In the corporate world where relationship building and long-term partnerships are celebrated, negotiation settings should not be dominated by hardballing from any party. Hardballing, no matter how persuasive one’s pitch, can compromise an organization’s business prospects and make difficult future collaborations. As such, negotiators must be competent in reaching win-win outcomes. This would ensure a pleasant dealing experiences and sustainable partnerships in the long run. In fact, good negotiation skills can also contribute to positive personal reputation that you can take with you throughout your career.
When preparing yourself for a negotiation, it would be worthwhile to bear in the mind the following pointers:
1. Understanding Precedence
If your organization is not making the deal for the first time, you might do well to familiarise yourself with the terms and strategies of previous negotiations with the particular organization. Most of all, be aware of existing power dynamics between the parties negotiating. Speak to past negotiators, if within your means, to understand the terrain of your battleground.
2. Mastering the Context
Before you embark on any negotiation, it is important to understand the stakes on hand and mix of interests to balance. Firstly, one must be cognizant of the interests of the organization he or she is representing and gauge the leeway that he or she has in negotiating a deal. Secondly, one should also be aware of where the other party is coming from. What do you think the other party wants in this deal? Anticipate his or her concerns and strategize how you can assuage them even before the negotiation itself. Equip yourself with all the information you need that the other party might not have access to, and use it to your advantage.
3. Finding Alternatives
What if both parties should have trouble coming to a consensus? Consider any feasible alternatives you may be able to propose in place of the original.
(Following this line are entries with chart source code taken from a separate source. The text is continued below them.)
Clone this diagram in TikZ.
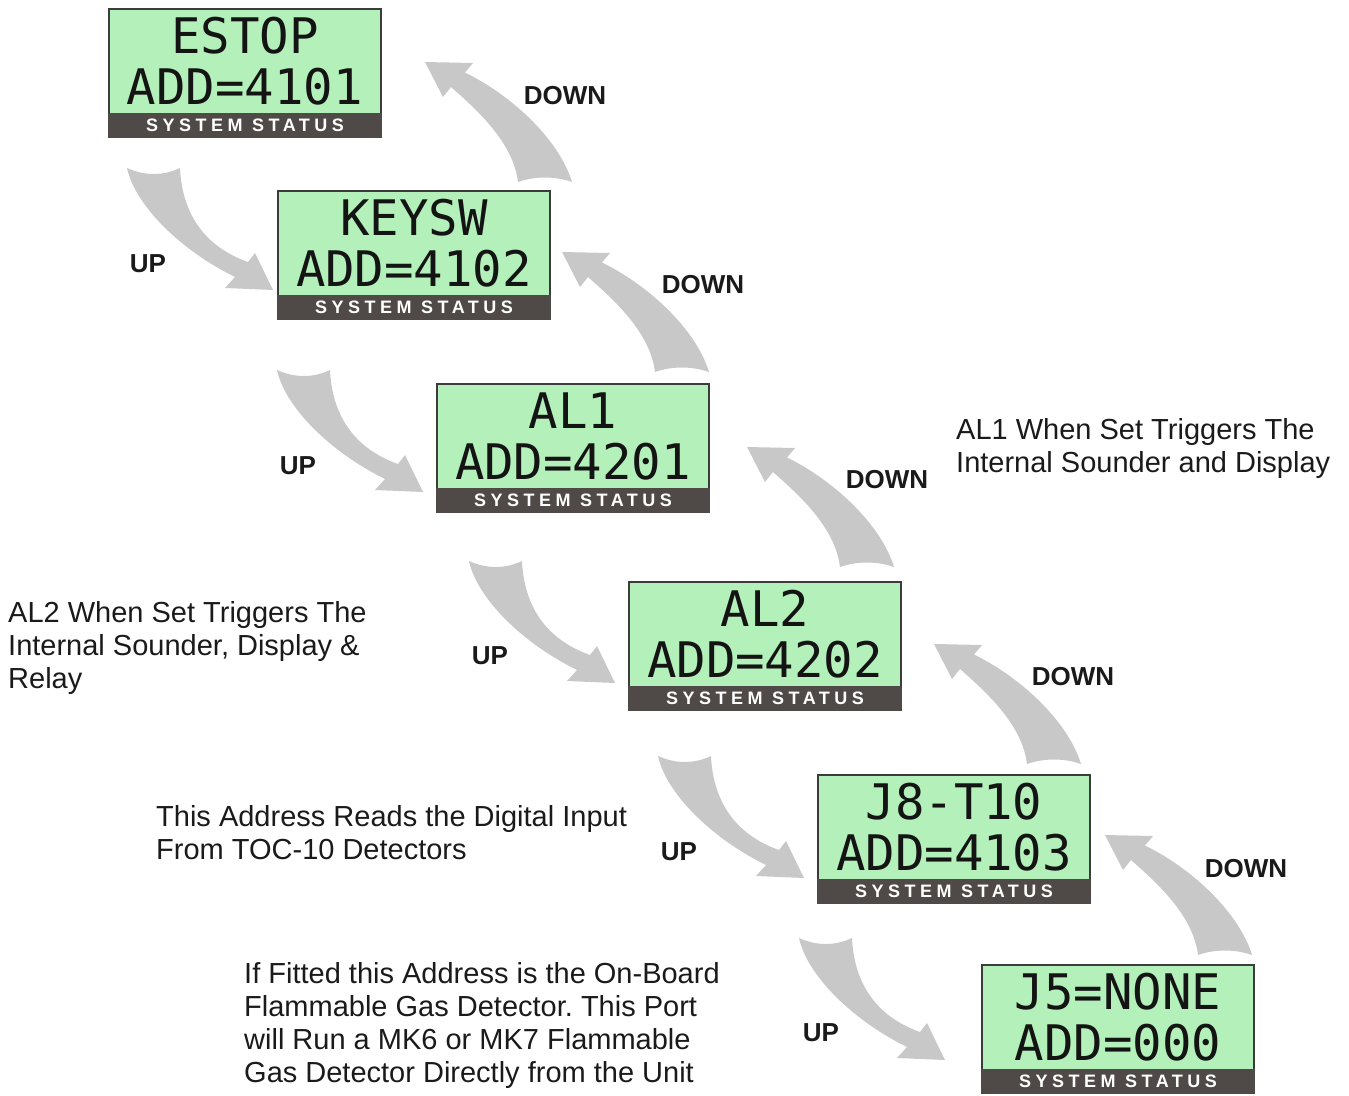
\documentclass[tikz,border=0pt]{standalone}
\usepackage{fontspec}
\setmainfont{Liberation Sans}
\newfontfamily\lcdfont{DejaVu Sans Mono}
\newfontfamily\barfont[LetterSpace=25]{Liberation Sans}
\usetikzlibrary{positioning,calc}
\definecolor{lcdgreen}{HTML}{B3F0BA}
\definecolor{lcdbar}{HTML}{4F4A47}
\definecolor{lcdedge}{HTML}{3C3C3C}
\definecolor{lcdink}{HTML}{141414}
\definecolor{lblink}{HTML}{1A1A1A}
\definecolor{arrowgray}{HTML}{C8C8C8}
\frenchspacing

\begin{document}
\begin{tikzpicture}[x=1pt,y=-1pt,
    lcd/.style={rectangle,draw=lcdedge,line width=1.2pt,fill=lcdgreen,
                minimum width=272pt,minimum height=105pt,inner sep=0pt,outer sep=0pt,
                anchor=north west,align=center,text=lcdink,
                font=\lcdfont\fontsize{49}{51}\selectfont},
    sbar/.style={rectangle,fill=lcdbar,draw=lcdbar,line width=1.2pt,
                 minimum width=272pt,minimum height=23pt,inner sep=0pt,outer sep=0pt,
                 text=white,font=\barfont\bfseries\fontsize{18}{18}\selectfont},
    dirlbl/.style={font=\bfseries\fontsize{26}{26}\selectfont,text=lblink},
    note/.style={anchor=north west,align=left,inner sep=0pt,text=lblink,
                 font=\fontsize{29}{32.8}\selectfont},
    uparr/.pic={
      \fill[arrowgray] (0,0) -- (-48,-2) -- (-38,-13)
        .. controls (-93,-40) and (-138,-85) .. (-146,-122)
        .. controls (-128,-114) and (-110,-114) .. (-93,-122)
        .. controls (-91,-78) and (-70,-44) .. (-25,-28) -- (-18,-37) -- cycle;
    },
    dnarr/.pic={
      \fill[arrowgray] (0,0) -- (48,1) -- (40,10.5)
        .. controls (90,35) and (135,80) .. (147,120)
        .. controls (130,114) and (110,114) .. (93,120)
        .. controls (88,80) and (52,48) .. (26,25) -- (18,35) -- cycle;
    },
  ]
  \useasboundingbox (0,0) rectangle (1349,1095);

  % the six status screens, each with its bar underneath
  \node[lcd] (estop)  at (109,9)   {ESTOP\\ADD=4101};
  \node[lcd] (keysw)  at (278,191) {KEYSW\\ADD=4102};
  \node[lcd] (alone)  at (437,384) {AL1\\ADD=4201};
  \node[lcd] (altwo)  at (629,582) {AL2\\ADD=4202};
  \node[lcd] (jeight) at (818,775) {J8-T10\\ADD=4103};
  \node[lcd] (jfive)  at (982,965) {J5=NONE\\ADD=000};

  \node[sbar,below=0pt of estop]  (estopbar)  {SYSTEM STATUS};
  \node[sbar,below=0pt of keysw]  (keyswbar)  {SYSTEM STATUS};
  \node[sbar,below=0pt of alone]  (alonebar)  {SYSTEM STATUS};
  \node[sbar,below=0pt of altwo]  (altwobar)  {SYSTEM STATUS};
  \node[sbar,below=0pt of jeight] (jeightbar) {SYSTEM STATUS};
  \node[sbar,below=0pt of jfive]  (jfivebar)  {SYSTEM STATUS};

  % UP arrows point at the next screen down
  \pic at ($(keysw.north west)+(-5,99)$)   {uparr};
  \pic at ($(alone.north west)+(-14,108)$) {uparr};
  \pic at ($(altwo.north west)+(-14,101)$) {uparr};
  \pic at ($(jeight.north west)+(-14,103)$) {uparr};
  \pic at ($(jfive.north west)+(-37,95)$)  {uparr};

  % DOWN arrows go back to the screen above
  \pic at ($(estop.north east)+(44,53)$)  {dnarr};
  \pic at ($(keysw.north east)+(12,61)$)  {dnarr};
  \pic at ($(alone.north east)+(38,63)$)  {dnarr};
  \pic at ($(altwo.north east)+(33,62)$)  {dnarr};
  \pic at ($(jeight.north east)+(15,60)$) {dnarr};

  \node[dirlbl] (up1) at (148,264)  {UP};
  \node[dirlbl] (up2) at (298,466)  {UP};
  \node[dirlbl] (up3) at (490,656)  {UP};
  \node[dirlbl] (up4) at (679,852)  {UP};
  \node[dirlbl] (up5) at (821,1033) {UP};

  \node[dirlbl] (dn1) at (565,96)   {DOWN};
  \node[dirlbl] (dn2) at (703,285)  {DOWN};
  \node[dirlbl] (dn3) at (887,480)  {DOWN};
  \node[dirlbl] (dn4) at (1073,677) {DOWN};
  \node[dirlbl] (dn5) at (1246,869) {DOWN};

  % side notes
  \node[note] (alonenote) at (956,418.5)
    {AL1 When Set Triggers The\\Internal Sounder and Display};
  \node[note] (altwonote) at (8,601.5)
    {AL2 When Set Triggers The\\Internal Sounder, Display \&\\Relay};
  \node[note] (jeightnote) at (156,805.5)
    {This Address Reads the Digital Input\\From TOC-10 Detectors};
  \node[note] (jfivenote) at (244,962.5)
    {If Fitted this Address is the On-Board\\Flammable Gas Detector. This Port\\will Run a MK6 or MK7 Flammable\\Gas Detector Directly from the Unit};
\end{tikzpicture}
\end{document}
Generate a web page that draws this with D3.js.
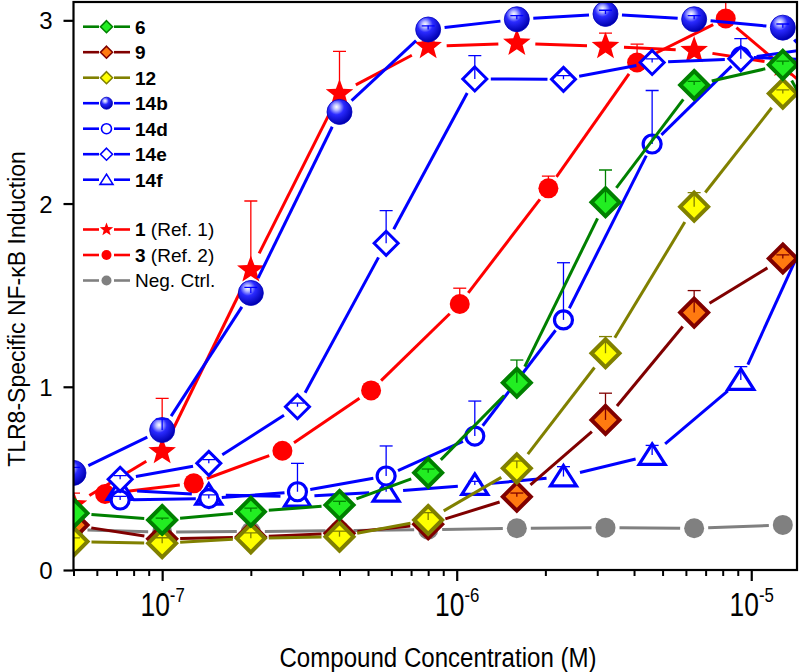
<!DOCTYPE html>
<html><head><meta charset="utf-8">
<script src="https://cdn.jsdelivr.net/npm/d3@7"></script>
<style>body{margin:0;background:#fff}</style>
</head><body>
<svg id="c" width="800" height="672" xmlns="http://www.w3.org/2000/svg"></svg>
<script>
// ---- data ----
const conc2  = [5e-8, 1e-7, 2e-7, 4e-7, 8e-7, 1.6e-6, 3.2e-6, 6.4e-6, 1.28e-5, 2.56e-5];
const conc3  = [6.4e-8, 1.28e-7, 2.56e-7, 5.12e-7, 1.024e-6, 2.048e-6, 4.096e-6, 8.192e-6, 1.6384e-5];
const conc14 = [7.2e-8, 1.44e-7, 2.88e-7, 5.76e-7, 1.152e-6, 2.304e-6, 4.608e-6, 9.216e-6, 1.8432e-5];

const v6   = [0.31, 0.273, 0.318, 0.355, 0.531, 1.022, 2.007, 2.647, 2.757, 1.9];
const e6   = [0, 0.01, 0.02, 0.02, 0.02, 0.124, 0.176, 0.02, 0.02, 0];
const v9   = [0.245, 0.17, 0.18, 0.20, 0.25, 0.40, 0.819, 1.405, 1.70, 1.33];
const e9   = [0, 0, 0, 0, 0, 0.02, 0.146, 0.12, 0.02, 0];
const v12  = [0.155, 0.146, 0.173, 0.182, 0.273, 0.555, 1.183, 1.983, 2.60, 2.25];
const e12  = [0.02, 0.03, 0.03, 0.03, 0.04, 0.04, 0.091, 0.077, 0.02, 0];
const v14b = [0.53, 0.764, 1.512, 2.50, 2.95, 3.006, 3.035, 3.006, 2.96, 2.45];
const e14b = [0.03, 0.06, 0.03, 0.0, 0.02, 0.02, 0.02, 0.02, 0.02, 0];
const v14d = [0.382, 0.39, 0.427, 0.513, 0.731, 1.365, 2.325, 2.80, 2.78];
const e14d = [0.02, 0.02, 0.155, 0.164, 0.191, 0.312, 0.292, 0.03, 0];
const v14e = [0.495, 0.582, 0.891, 1.783, 2.68, 2.678, 2.77, 2.79, 2.86];
const e14e = [0.02, 0.02, 0.02, 0.178, 0.127, 0.02, 0.02, 0.11, 0];
const v14f = [0.437, 0.41, 0.40, 0.427, 0.464, 0.51, 0.628, 1.037, 2.1];
const e14f = [0.02, 0.02, 0.02, 0.02, 0.02, 0.054, 0.052, 0.073, 0];
const v1   = [0.355, 0.646, 1.638, 2.60, 2.857, 2.875, 2.857, 2.835, 2.76];
const e1   = [0.065, 0.291, 0.376, 0.23, 0.03, 0.02, 0.073, 0.02, 0.02];
const v3   = [0.415, 0.473, 0.651, 0.98, 1.452, 2.083, 2.77, 3.01, 2.6];
const e3   = [0.01, 0.01, 0.01, 0.01, 0.086, 0.067, 0.10, 0.12, 0];
const vNeg = [0.22, 0.207, 0.21, 0.215, 0.22, 0.228, 0.231, 0.228, 0.246, 0.25];
const eNeg = [0.01, 0.01, 0.01, 0.01, 0.01, 0.01, 0.01, 0.01, 0.01, 0];

const yTicks = [0, 1, 2, 3];
const xMajor = [1e-7, 1e-6, 1e-5];
const xMajorExp = ["-7", "-6", "-5"];
const xTitle = "Compound Concentration (M)";
const yTitle = "TLR8-Specific NF-\u03BAB Induction";

const series = [
  {key:"neg", bold:"", rest:"Neg. Ctrl.", conc:conc2, v:vNeg, e:eNeg, line:"#808080", fill:"#808080", stroke:"#808080", shape:"dot"},
  {key:"3",  bold:"3", rest:" (Ref. 2)", conc:conc3, v:v3, e:e3, line:"#ff0000", fill:"#ff0000", stroke:"#ff0000", shape:"dot"},
  {key:"1",  bold:"1", rest:" (Ref. 1)", conc:conc2, v:v1, e:e1, line:"#ff0000", fill:"#ff0000", stroke:"#ff0000", shape:"star"},
  {key:"14f", bold:"14f", rest:"", conc:conc14, v:v14f, e:e14f, line:"#0000ff", fill:"#fff", stroke:"#0000ff", shape:"tri"},
  {key:"14d", bold:"14d", rest:"", conc:conc14, v:v14d, e:e14d, line:"#0000ff", fill:"#fff", stroke:"#0000ff", shape:"ocirc"},
  {key:"14e", bold:"14e", rest:"", conc:conc14, v:v14e, e:e14e, line:"#0000ff", fill:"#fff", stroke:"#0000ff", shape:"odiam"},
  {key:"14b", bold:"14b", rest:"", conc:conc2, v:v14b, e:e14b, line:"#0000ff", fill:"url(#sph)", stroke:"#0000c0", shape:"sphere"},
  {key:"9",  bold:"9", rest:"", conc:conc2, v:v9, e:e9, line:"#800000", fill:"#ff7a10", stroke:"#800000", shape:"diam"},
  {key:"12", bold:"12", rest:"", conc:conc2, v:v12, e:e12, line:"#808000", fill:"#ffff00", stroke:"#808000", shape:"diam"},
  {key:"6",  bold:"6", rest:"", conc:conc2, v:v6, e:e6, line:"#008000", fill:"#22ee22", stroke:"#008000", shape:"diam"}
];
const legendOrder = ["6","9","12","14b","14d","14e","14f","1","3","neg"];

// ---- layout ----
const L = 73.5, R = 797, T = 2, B = 570;
const x = d3.scaleLog().domain([5e-8, 1.43e-5]).range([L, R]);
const y = d3.scaleLinear().domain([0, 3.1]).range([B, T]);

const svg = d3.select("#c");
const defs = svg.append("defs");
const g = defs.append("radialGradient").attr("id","sph").attr("cx","38%").attr("cy","32%").attr("r","68%").attr("fx","38%").attr("fy","30%");
g.append("stop").attr("offset","0%").attr("stop-color","#ffffff");
g.append("stop").attr("offset","18%").attr("stop-color","#b8bcff");
g.append("stop").attr("offset","45%").attr("stop-color","#2a2aff");
g.append("stop").attr("offset","100%").attr("stop-color","#0000b0");
defs.append("clipPath").attr("id","clip").append("rect")
  .attr("x", L).attr("y", T).attr("width", R - L).attr("height", B - T);

const big = {diam:14, odiam:12, sphere:12.5, dot:10, ocirc:9, tri:13, star:14.5};
const sml = {diam:6, odiam:6, sphere:6, dot:5, ocirc:5, tri:6.5, star:7};

function starPath(r) {
  const pts = [];
  for (let i = 0; i < 10; i++) {
    const a = -Math.PI/2 + i*Math.PI/5;
    const rr = i % 2 === 0 ? r : r*0.42;
    pts.push([rr*Math.cos(a), rr*Math.sin(a)]);
  }
  return "M" + pts.map(p => p.join(",")).join("L") + "Z";
}

function drawMarker(sel, s, cx, cy, r, legend) {
  const gg = sel.append("g").attr("transform", `translate(${cx},${cy})`);
  switch (s.shape) {
    case "diam":
    case "odiam":
      gg.append("path").attr("d", `M0,${-r}L${r},0L0,${r}L${-r},0Z`)
        .attr("fill", s.fill).attr("stroke", s.stroke).attr("stroke-width", legend?1.6:(s.shape==="odiam"?3:4)).attr("stroke-linejoin","miter");
      break;
    case "sphere":
      gg.append("circle").attr("r", r).attr("fill", s.fill).attr("stroke", s.stroke).attr("stroke-width", 0.8);
      break;
    case "dot":
      gg.append("circle").attr("r", r).attr("fill", s.fill).attr("stroke", "none");
      break;
    case "ocirc":
      gg.append("circle").attr("r", r).attr("fill", "#fff").attr("stroke", s.stroke).attr("stroke-width", legend?1.6:3.2);
      break;
    case "tri": {
      const h = r;
      gg.append("path").attr("d", `M0,${-h*0.85}L${h},${h*0.72}L${-h},${h*0.72}Z`)
        .attr("fill", "#fff").attr("stroke", s.stroke).attr("stroke-width", legend?1.6:3.2).attr("stroke-linejoin","miter");
      break;
    }
    case "star":
      gg.append("path").attr("d", starPath(r)).attr("fill", s.fill).attr("stroke", "none");
      break;
  }
}

// ---- plot area ----
const plot = svg.append("g").attr("clip-path", "url(#clip)");

series.forEach(s => {
  const pts = s.conc.map((c, i) => [x(c), y(s.v[i]), s.e[i]]);
  const gap = big[s.shape] + 4;
  const sg = plot.append("g");
  for (let i = 0; i < pts.length - 1; i++) {
    const [x0, y0] = pts[i], [x1, y1] = pts[i+1];
    const dx = x1 - x0, dy = y1 - y0, len = Math.hypot(dx, dy);
    if (len <= 2*gap) continue;
    const ux = dx/len, uy = dy/len;
    sg.append("line")
      .attr("x1", x0 + ux*gap).attr("y1", y0 + uy*gap)
      .attr("x2", x1 - ux*gap).attr("y2", y1 - uy*gap)
      .attr("stroke", s.line).attr("stroke-width", 3);
  }
  pts.forEach(p => drawMarker(sg, s, p[0], p[1], big[s.shape], false));
  pts.forEach((p, i) => {
    if (!s.e[i]) return;
    const yt = y(s.v[i] + s.e[i]);
    sg.append("line").attr("x1", p[0]).attr("x2", p[0]).attr("y1", p[1]).attr("y2", yt)
      .attr("stroke", s.line).attr("stroke-width", 1.3);
    sg.append("line").attr("x1", p[0]-6.5).attr("x2", p[0]+6.5).attr("y1", yt).attr("y2", yt)
      .attr("stroke", s.line).attr("stroke-width", 1.3);
  });
});

// ---- axes ----
svg.append("rect").attr("x", L).attr("y", T).attr("width", R-L).attr("height", B-T)
  .attr("fill", "none").attr("stroke", "#000").attr("stroke-width", 2.2);

const sans = "'Liberation Sans', Arial, sans-serif";
const yAxis = d3.axisLeft(y).tickValues(yTicks).tickSize(10).tickFormat(d3.format("d"));
const ya = svg.append("g").attr("transform", `translate(${L},0)`).call(yAxis);
ya.select(".domain").remove();
ya.selectAll(".tick line").attr("stroke-width", 2.2);
ya.selectAll(".tick text").attr("font-family", sans).attr("font-size", 24).attr("fill", "#000")
  .attr("x", -21).attr("dy", "0.36em");

const minors = [];
for (let e = -8; e <= -5; e++) for (let m = 2; m <= 9; m++) {
  const v = m * Math.pow(10, e);
  if (v >= 5e-8 && v <= 1.43e-5) minors.push(v);
}
const xm = svg.append("g").attr("transform", `translate(0,${B})`)
  .call(d3.axisBottom(x).tickValues(minors).tickSize(6).tickFormat(""));
xm.select(".domain").remove();
xm.selectAll(".tick line").attr("stroke-width", 2);
const xa = svg.append("g").attr("transform", `translate(0,${B})`)
  .call(d3.axisBottom(x).tickValues(xMajor).tickSize(11).tickFormat(""));
xa.select(".domain").remove();
xa.selectAll(".tick line").attr("stroke-width", 2.2);
xa.selectAll(".tick").each(function(d, i) {
  const t = d3.select(this).append("text").attr("transform", "translate(0,46) scale(0.8,1)")
    .attr("fill", "#000").attr("font-family", sans).attr("font-size", 33).attr("text-anchor", "middle");
  t.append("tspan").text("10");
  t.append("tspan").attr("font-size", 21).attr("dy", -14).text(xMajorExp[i]);
});

svg.append("text").attr("transform", "translate(438,667) scale(0.86,1)").attr("text-anchor", "middle")
  .attr("font-family", sans).attr("font-size", 28).attr("fill", "#000").text(xTitle);
svg.append("text").attr("transform", "translate(25,309) rotate(-90)").attr("text-anchor", "middle")
  .attr("font-family", sans).attr("font-size", 23).attr("fill", "#000").text(yTitle);

// ---- legend ----
const legY = [26.7, 52.2, 77.7, 103.2, 128.7, 154.2, 179.7, 229.5, 255, 280.5];
const lg = svg.append("g");
legendOrder.forEach((k, i) => {
  const s = series.find(d => d.key === k);
  const cy = legY[i];
  lg.append("line").attr("x1", 83).attr("x2", 99).attr("y1", cy).attr("y2", cy).attr("stroke", s.line).attr("stroke-width", 2.6);
  lg.append("line").attr("x1", 114).attr("x2", 130).attr("y1", cy).attr("y2", cy).attr("stroke", s.line).attr("stroke-width", 2.6);
  drawMarker(lg, s, 106.5, cy, sml[s.shape], true);
  const t = lg.append("text").attr("x", 135).attr("y", cy).attr("dy", "0.36em")
    .attr("font-family", sans).attr("font-size", 19);
  if (s.bold) t.append("tspan").attr("font-weight", "bold").text(s.bold);
  if (s.rest) t.append("tspan").text(s.rest);
});
</script>
</body></html>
Flexibility is key and the innovation of an alternative solution could lend itself to a different deal, that is nonetheless beneficial to both organizations. All roads lead to Rome, in which case Rome is a satisfactory partnership for both business partners.
4. Remembering the Intended Outcome
It is never negotiation for negotiation sake. One should keep in the mind the ideal outcome and seek to maximize gains for the company, if not in the short run then the long run. Prioritizing the outcome would also help you refine your strategies and position your organization’s offerings more effectively.
5. Personal Style
We may all know charismatic negotiators that we look up to, but good negotiators are diverse in personalities and negotiation styles. Some are good listeners and problem-solvers, others are more assertive and persistent. It is important to understand where your strengths and weaknesses are in communication and work on areas that require improvement.